Ubuntu 8.10 - Ball dropped

Collins Richey crichey at gmail.com
Tue Dec 2 18:25:35 PST 2008


On Tue, Dec 2, 2008 at 8:04 AM, Lonni J Friedman <netllama at gmail.com> wrote:

>
> How is "ldap functionality not working" in RHEL5?  I'd love to know so
> that I can make sure to break it on all of my RHEL5 systems which rely
> exclusively on LDAP for their authentication.
>

Didn't track the bugs - no time for this. The 5.0 and 5.1 versions
worked ok with ldap, but not 5.2. Something was broken in nss_ldap at
5.2, and a fix was released subsequently. On a freshly installed 5.2
system, the behavior varied. Sometimes you could login from an
alternate console but not from a gui screen, and sometimes you
couldn't login period. In  no case could you login as root with ldap
enabled. Granted, our ldap servers are somewhat back level, but the
nss_ldap fix made it possible to use the system. We need a lot of
development packages, and it's tricky to get everything you need from
the Client/Workstation split on 5.X. RedHat's answer is to license
each workstation, but we've never done that, and we were able to
kickstart what we needed on RHEL4 without problems. We do license our
servers, but they require a lot less customization and almost none of
the development packages.

>> Just goes to prove, there is no perfect distro, and just when you have
>> a fine-tuned, repeatable process, the rules of the game change, and
>> it's startover time.
>
> That defines Ubuntu perfectly.  I've been using the same RHEL5
> kickstart file since the 5.0 release and have never had a single
> problem.

You're lucky, or your ldap version just happens to work with 5.2. We
weren't lucky.

The problems come when you have to retrofit procedures that have been
working for years on RHEL3 and RHEL4 desktops and sidestep the ldap
bug.

>
>>
>> Thank goodness I'm well out of the reinstall game on my home system.
>
> Until you find yet another religion.
> *cough*GENTOO*cough*UBUNTU*cough*SIDUX*cough
>

Well, it probably won't be the *cough*REDHAT religion.
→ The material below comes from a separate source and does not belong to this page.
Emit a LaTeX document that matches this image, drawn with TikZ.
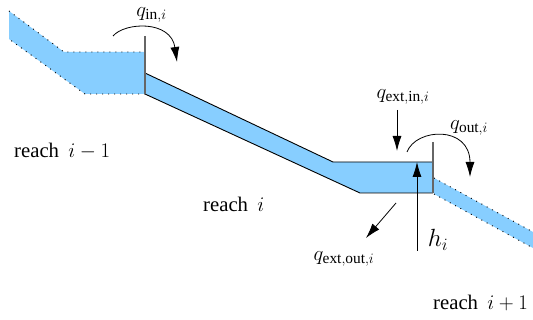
\documentclass[tikz,border=0pt]{standalone}
\usepackage{fontspec}
\setmainfont{Liberation Serif}
\usetikzlibrary{arrows.meta}
\DeclareMathSizes{22}{22}{15.4}{11}
\DeclareMathSizes{24}{24}{16}{12}
\newcommand{\lbl}{\fontsize{20.74}{24}\selectfont}
\newcommand{\qlbl}{\fontsize{22}{25}\selectfont}
\newcommand{\hlbl}{\fontsize{24}{28}\selectfont}
\tikzset{
  water/.style={fill=myblue,draw=none},
  bed/.style={draw=black,line width=0.9pt},
  dotbed/.style={draw=black,line width=0.9pt,dash pattern=on 1pt off 5pt},
  weir/.style={draw=black!60,line width=1.2pt},
  flow/.style={draw=black,line width=0.8pt,-{Latex[length=15pt,width=9pt]}},
  lab/.style={inner sep=0pt,font=\lbl},
  qlab/.style={inner sep=0pt,font=\qlbl},
  hlab/.style={inner sep=0pt,font=\hlbl}
}
\definecolor{myblue}{RGB}{135,206,255}
\begin{document}
\begin{tikzpicture}[x=1pt,y=-1pt]
\useasboundingbox (0,0) rectangle (533,320);
% reach i-1
\coordinate (a1) at (9,11); \coordinate (a2) at (64,52); \coordinate (a3) at (145,52);
\coordinate (a4) at (145,94); \coordinate (a5) at (85,94); \coordinate (a6) at (9,39);
\fill[water] (a1)--(a2)--(a3)--(a4)--(a5)--(a6)--cycle;
\draw[dotbed] (a1)--(a2)--(a3);
\draw[dotbed] (a4)--(a5)--(a6);
% reach i
\coordinate (b1) at (145,73); \coordinate (b2) at (333,162); \coordinate (b3) at (433,162);
\coordinate (b4) at (433,193); \coordinate (b5) at (360,193); \coordinate (b6) at (145,94);
\fill[water] (b1)--(b2)--(b3)--(b4)--(b5)--(b6)--cycle;
\draw[bed] (b1)--(b2)--(b3);
\draw[bed] (b4)--(b5)--(b6);
% reach i+1
\coordinate (c1) at (434,178); \coordinate (c2) at (533,232); \coordinate (c3) at (533,248); \coordinate (c4) at (434,194);
\fill[water] (c1)--(c2)--(c3)--(c4)--cycle;
\draw[dotbed] (c1)--(c2);
\draw[dotbed] (c4)--(c3);
% weirs
\coordinate (w1t) at (145,36); \coordinate (w2t) at (433,142);
\draw[weir] (w1t)--(a4);
\draw[weir] (w2t)--(b4);
% flows
\coordinate (qi1) at (113,36); \coordinate (qi2) at (177,62);
\coordinate (qo1) at (407,152); \coordinate (qo2) at (470,177);
\draw[flow] (qi1) .. controls (125,22) and (171,20) .. (qi2);
\draw[flow] (qo1) .. controls (416,128) and (470,125) .. (qo2);
\coordinate (ei1) at (397,110); \coordinate (ei2) at (397,151);
\draw[flow] (ei1)--(ei2);
\coordinate (eo1) at (396,203); \coordinate (eo2) at (366,238);
\draw[flow] (eo1)--(eo2);
\coordinate (h1) at (417,251); \coordinate (h2) at (417,162);
\draw[flow] (h1)--(h2);
% labels
\node[qlab] (lqi) at (151.5,15) {$q_{\mathrm{in},i}$};
\node[qlab] (lei) at (403,97) {$q_{\mathrm{ext,in},i}$};
\node[qlab] (lqo) at (469,128) {$q_{\mathrm{out},i}$};
\node[qlab] (leo) at (344,259) {$q_{\mathrm{ext,out},i}$};
\node[hlab] (lh) at (438,240) {$h_i$};
\node[lab,anchor=west] (r1) at (14,151) {reach\hspace{4pt} $i-1$};
\node[lab,anchor=west] (r2) at (203,204) {reach\hspace{4pt} $i$};
\node[lab,anchor=west] (r3) at (433,303) {reach\hspace{4pt} $i+1$};
\end{tikzpicture}
\end{document}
All of the
distros I've tried have been enjoyable (you left out *cough*CENTOS and
a few others) if somewhat painful at times, and I've learned a lot.
The most profitable learning experience was using Ubuntu to learn the
basics of the Debian approach and thus to move on to a real Debian
system.

I do agree with you on one point, Lonni: it's a shame that Debian does
not have a simple and effective kickstart utility. Since I don't need
to kickstart my home system, it's not a major problem for me.

-- 
Collins Richey
     If you fill your heart with regrets of yesterday and the worries
     of tomorrow, you have no today to be thankful for.